[Task details]
Every line below should be copied exactly; drop the pictures.

[Raw data]

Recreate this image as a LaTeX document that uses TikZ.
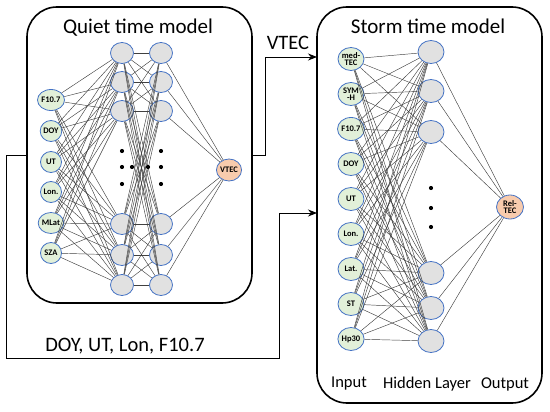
\documentclass[tikz,border=0pt]{standalone}
\usepackage{fontspec}
\setmainfont{Carlito}
\usetikzlibrary{shapes.geometric, arrows, arrows.meta, positioning}
\definecolor{inputgreen}{HTML}{E2F0D9}
\definecolor{nodeblue}{HTML}{4472C4}
\definecolor{hiddengrey}{HTML}{E1E1E1}
\definecolor{outorange}{HTML}{F8CBAD}
\tikzstyle{inputnode} = [ellipse, draw=nodeblue, line width=0.8pt, fill=inputgreen, inner sep=0pt, align=center, font=\fontsize{8.5}{7.5}\selectfont\bfseries]
\tikzstyle{hiddennode} = [ellipse, draw=nodeblue, line width=0.8pt, fill=hiddengrey, inner sep=0pt]
\tikzstyle{outputnode} = [ellipse, draw=nodeblue, line width=0.8pt, fill=outorange, inner sep=0pt, align=center, font=\fontsize{8.5}{7.5}\selectfont\bfseries]
\tikzstyle{modelbox} = [rectangle, rounded corners=30pt, draw=black, line width=1.6pt]
\tikzstyle{link} = [black!75, line width=0.45pt]
\tikzstyle{arrow} = [line width=0.9pt,-{Stealth[length=9pt, width=7pt]}]

\begin{document}
\begin{tikzpicture}[
  x=1pt, y=-1pt,
  every node/.style={font=\fontsize{20.5}{20}\selectfont},
  inputnode/.append style={minimum width=21pt, minimum height=21pt},
  hiddennode/.append style={minimum width=23pt, minimum height=21pt}
]
\useasboundingbox (0,0) rectangle (550,412);

\node (quiet) [modelbox, minimum width=225pt, minimum height=296pt] at (139.5,155) {};
\node (storm) [modelbox, minimum width=225pt, minimum height=396pt] at (429.5,205) {};

\node (quiettitle) [font=\fontsize{21}{21}\selectfont] at (138,28) {Quiet time model};
\node (stormtitle) [font=\fontsize{21}{21}\selectfont] at (428,26) {Storm time model};

% quiet time model
\node (qin1) [inputnode] at (51,100) {F10.7};
\node (qin2) [inputnode] at (51,131) {DOY};
\node (qin3) [inputnode] at (51,162) {UT};
\node (qin4) [inputnode] at (51,192) {Lon.};
\node (qin5) [inputnode] at (51,223) {MLat};
\node (qin6) [inputnode] at (51,253) {SZA};

\node (qa1) [hiddennode] at (122,53) {};
\node (qa2) [hiddennode] at (122,82) {};
\node (qa3) [hiddennode] at (122,111) {};
\node (qa4) [hiddennode] at (122,224) {};
\node (qa5) [hiddennode] at (122,255) {};
\node (qa6) [hiddennode] at (122,285) {};

\node (qb1) [hiddennode] at (161,53) {};
\node (qb2) [hiddennode] at (161,82) {};
\node (qb3) [hiddennode] at (161,111) {};
\node (qb4) [hiddennode] at (161,224) {};
\node (qb5) [hiddennode] at (161,255) {};
\node (qb6) [hiddennode] at (161,285) {};

\node (qout) [outputnode, minimum width=22pt, minimum height=22pt] at (229,170) {VTEC};

\foreach \i in {1,...,6}
  \foreach \j in {1,...,6} {
    \draw [link] (qin\i) -- (qa\j);
    \draw [link] (qa\i) -- (qb\j);
  }
\foreach \j in {1,...,6}
  \draw [link] (qb\j) -- (qout);

\foreach \y in {151,167,184} {
  \fill (122,\y) circle (2.1);
  \fill (161,\y) circle (2.1);
}
\fill (132,167) circle (2.1);
\fill (148,167) circle (2.1);

% storm time model
\node (sin1) [inputnode, minimum width=26pt, minimum height=23pt] at (351,59) {med-\\TEC};
\node (sin2) [inputnode, minimum width=26pt, minimum height=23pt] at (351,94) {SYM\\-H};
\node (sin3) [inputnode, minimum width=26pt, minimum height=23pt] at (351,129) {F10.7};
\node (sin4) [inputnode, minimum width=26pt, minimum height=23pt] at (351,164) {DOY};
\node (sin5) [inputnode, minimum width=26pt, minimum height=23pt] at (351,199) {UT};
\node (sin6) [inputnode, minimum width=26pt, minimum height=23pt] at (351,234) {Lon.};
\node (sin7) [inputnode, minimum width=26pt, minimum height=23pt] at (351,269) {Lat.};
\node (sin8) [inputnode, minimum width=26pt, minimum height=23pt] at (351,304) {ST};
\node (sin9) [inputnode, minimum width=26pt, minimum height=23pt] at (351,339) {Hp30};

\node (sh1) [hiddennode, minimum width=26pt, minimum height=23pt] at (431,52) {};
\node (sh2) [hiddennode, minimum width=26pt, minimum height=23pt] at (431,91) {};
\node (sh3) [hiddennode, minimum width=26pt, minimum height=23pt] at (431,132) {};
\node (sh4) [hiddennode, minimum width=26pt, minimum height=23pt] at (431,273) {};
\node (sh5) [hiddennode, minimum width=26pt, minimum height=23pt] at (431,308) {};
\node (sh6) [hiddennode, minimum width=26pt, minimum height=23pt] at (431,341) {};

\node (sout) [outputnode, minimum width=27pt, minimum height=24pt] at (510,207) {Rel-\\TEC};

\foreach \i in {1,...,9}
  \foreach \j in {1,...,6}
    \draw [link] (sin\i) -- (sh\j);
\foreach \j in {1,...,6}
  \draw [link] (sh\j) -- (sout);

\foreach \y in {188,208,227}
  \fill (431,\y) circle (2.1);

\node (inlbl) [font=\fontsize{16.5}{16}\selectfont] at (349,384) {Input};
\node (hidlbl) [font=\fontsize{16.5}{16}\selectfont] at (427,384) {Hidden Layer};
\node (outlbl) [font=\fontsize{16.5}{16}\selectfont] at (505,384) {Output};

% connections between the models
\coordinate (vtecin) at (317,57);
\coordinate (drivin) at (317,213);
\draw [arrow] (quiet.east) -- ++(13,0) |- (vtecin);
\draw [arrow] (quiet.west) -- ++(-20,0) |- ++(273,203) |- (drivin);

\node (vteclbl) at (288,43) {VTEC};
\node (drivlbl) at (125,346) {DOY, UT, Lon, F10.7};

\end{tikzpicture}
\end{document}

[Response to the task]
Recreate this image as a LaTeX document that uses TikZ.
\documentclass[tikz,border=0pt]{standalone}
\usepackage{fontspec}
\setmainfont{Carlito}
\usetikzlibrary{shapes.geometric, arrows, arrows.meta, positioning}
\definecolor{inputgreen}{HTML}{E2F0D9}
\definecolor{nodeblue}{HTML}{4472C4}
\definecolor{hiddengrey}{HTML}{E1E1E1}
\definecolor{outorange}{HTML}{F8CBAD}
\tikzstyle{inputnode} = [ellipse, draw=nodeblue, line width=0.8pt, fill=inputgreen, inner sep=0pt, align=center, font=\fontsize{8.5}{7.5}\selectfont\bfseries]
\tikzstyle{hiddennode} = [ellipse, draw=nodeblue, line width=0.8pt, fill=hiddengrey, inner sep=0pt]
\tikzstyle{outputnode} = [ellipse, draw=nodeblue, line width=0.8pt, fill=outorange, inner sep=0pt, align=center, font=\fontsize{8.5}{7.5}\selectfont\bfseries]
\tikzstyle{modelbox} = [rectangle, rounded corners=30pt, draw=black, line width=1.6pt]
\tikzstyle{link} = [black!75, line width=0.45pt]
\tikzstyle{arrow} = [line width=0.9pt,-{Stealth[length=9pt, width=7pt]}]

\begin{document}
\begin{tikzpicture}[
  x=1pt, y=-1pt,
  every node/.style={font=\fontsize{20.5}{20}\selectfont},
  inputnode/.append style={minimum width=21pt, minimum height=21pt},
  hiddennode/.append style={minimum width=23pt, minimum height=21pt}
]
\useasboundingbox (0,0) rectangle (550,412);

\node (quiet) [modelbox, minimum width=225pt, minimum height=296pt] at (139.5,155) {};
\node (storm) [modelbox, minimum width=225pt, minimum height=396pt] at (429.5,205) {};

\node (quiettitle) [font=\fontsize{21}{21}\selectfont] at (138,28) {Quiet time model};
\node (stormtitle) [font=\fontsize{21}{21}\selectfont] at (428,26) {Storm time model};

% quiet time model
\node (qin1) [inputnode] at (51,100) {F10.7};
\node (qin2) [inputnode] at (51,131) {DOY};
\node (qin3) [inputnode] at (51,162) {UT};
\node (qin4) [inputnode] at (51,192) {Lon.};
\node (qin5) [inputnode] at (51,223) {MLat};
\node (qin6) [inputnode] at (51,253) {SZA};

\node (qa1) [hiddennode] at (122,53) {};
\node (qa2) [hiddennode] at (122,82) {};
\node (qa3) [hiddennode] at (122,111) {};
\node (qa4) [hiddennode] at (122,224) {};
\node (qa5) [hiddennode] at (122,255) {};
\node (qa6) [hiddennode] at (122,285) {};

\node (qb1) [hiddennode] at (161,53) {};
\node (qb2) [hiddennode] at (161,82) {};
\node (qb3) [hiddennode] at (161,111) {};
\node (qb4) [hiddennode] at (161,224) {};
\node (qb5) [hiddennode] at (161,255) {};
\node (qb6) [hiddennode] at (161,285) {};

\node (qout) [outputnode, minimum width=22pt, minimum height=22pt] at (229,170) {VTEC};

\foreach \i in {1,...,6}
  \foreach \j in {1,...,6} {
    \draw [link] (qin\i) -- (qa\j);
    \draw [link] (qa\i) -- (qb\j);
  }
\foreach \j in {1,...,6}
  \draw [link] (qb\j) -- (qout);

\foreach \y in {151,167,184} {
  \fill (122,\y) circle (2.1);
  \fill (161,\y) circle (2.1);
}
\fill (132,167) circle (2.1);
\fill (148,167) circle (2.1);

% storm time model
\node (sin1) [inputnode, minimum width=26pt, minimum height=23pt] at (351,59) {med-\\TEC};
\node (sin2) [inputnode, minimum width=26pt, minimum height=23pt] at (351,94) {SYM\\-H};
\node (sin3) [inputnode, minimum width=26pt, minimum height=23pt] at (351,129) {F10.7};
\node (sin4) [inputnode, minimum width=26pt, minimum height=23pt] at (351,164) {DOY};
\node (sin5) [inputnode, minimum width=26pt, minimum height=23pt] at (351,199) {UT};
\node (sin6) [inputnode, minimum width=26pt, minimum height=23pt] at (351,234) {Lon.};
\node (sin7) [inputnode, minimum width=26pt, minimum height=23pt] at (351,269) {Lat.};
\node (sin8) [inputnode, minimum width=26pt, minimum height=23pt] at (351,304) {ST};
\node (sin9) [inputnode, minimum width=26pt, minimum height=23pt] at (351,339) {Hp30};

\node (sh1) [hiddennode, minimum width=26pt, minimum height=23pt] at (431,52) {};
\node (sh2) [hiddennode, minimum width=26pt, minimum height=23pt] at (431,91) {};
\node (sh3) [hiddennode, minimum width=26pt, minimum height=23pt] at (431,132) {};
\node (sh4) [hiddennode, minimum width=26pt, minimum height=23pt] at (431,273) {};
\node (sh5) [hiddennode, minimum width=26pt, minimum height=23pt] at (431,308) {};
\node (sh6) [hiddennode, minimum width=26pt, minimum height=23pt] at (431,341) {};

\node (sout) [outputnode, minimum width=27pt, minimum height=24pt] at (510,207) {Rel-\\TEC};

\foreach \i in {1,...,9}
  \foreach \j in {1,...,6}
    \draw [link] (sin\i) -- (sh\j);
\foreach \j in {1,...,6}
  \draw [link] (sh\j) -- (sout);

\foreach \y in {188,208,227}
  \fill (431,\y) circle (2.1);

\node (inlbl) [font=\fontsize{16.5}{16}\selectfont] at (349,384) {Input};
\node (hidlbl) [font=\fontsize{16.5}{16}\selectfont] at (427,384) {Hidden Layer};
\node (outlbl) [font=\fontsize{16.5}{16}\selectfont] at (505,384) {Output};

% connections between the models
\coordinate (vtecin) at (317,57);
\coordinate (drivin) at (317,213);
\draw [arrow] (quiet.east) -- ++(13,0) |- (vtecin);
\draw [arrow] (quiet.west) -- ++(-20,0) |- ++(273,203) |- (drivin);

\node (vteclbl) at (288,43) {VTEC};
\node (drivlbl) at (125,346) {DOY, UT, Lon, F10.7};

\end{tikzpicture}
\end{document}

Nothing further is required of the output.